In this text the "old" definition of the Legendre symbol is used: $\left( \frac{a}{p}\right) = \begin{cases} +1, & \text{ if $a$ is a quadratic residue } \mod{p} \\ -1 & \text{ if $a$ is a quadratic nonresidue} \mod{p}\end{cases}$
Let $(s_i)_{i \in \Bbb N}$ be a sequence of arbitrary elements of $\{-1,+1\}$. The question is for which numbers $n$ do we have that $\left( \frac{n}{p_i}\right) = s_i$ for $p_i$, the i-th prime. As an example I tried the sequence $(1,1,\ldots)$ for a finite number of primes and a finite number of test samples and ended up with mostly perfect squares. This is not really a remarkable result since perfect squares are always quadratic residues modulo any prime, but intuitively I suspect that these are the only ones, but can't prove it. It results (using "conditional" multiplicativity) that is is sufficient that for every squarefree number $n$ there is a prime modulo to which $n$ is a quadratic nonresidue.
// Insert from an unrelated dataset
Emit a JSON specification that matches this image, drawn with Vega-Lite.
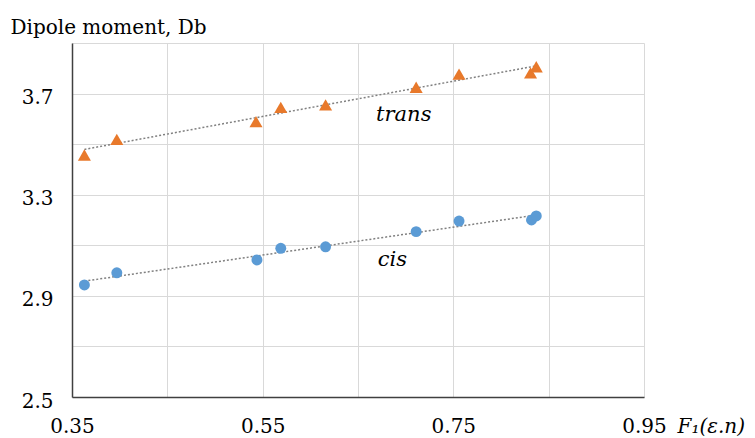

Claim. Let $n=p_1p_2\cdots p_m$ be square-free. Then there exists a prime $p$ with $(\frac np)=-1$.
Proof. We may restrict our search to $p$ with $p\equiv 3\pmod 4$. That makes $(\frac{p_i}p)=(\frac{p}{p_i})$. We conclude that $(\frac np)=\prod (\frac p{p_i})$. We can use CRT to prescribe the $p\bmod {p_i}$ arbitrarily and so in particular find a residue class $a\bmod n$ such that $p\equiv a\pmod n$ implies $(\frac np)=-1$. By Dirchlet's density theorem, we can find such $p$. $\square$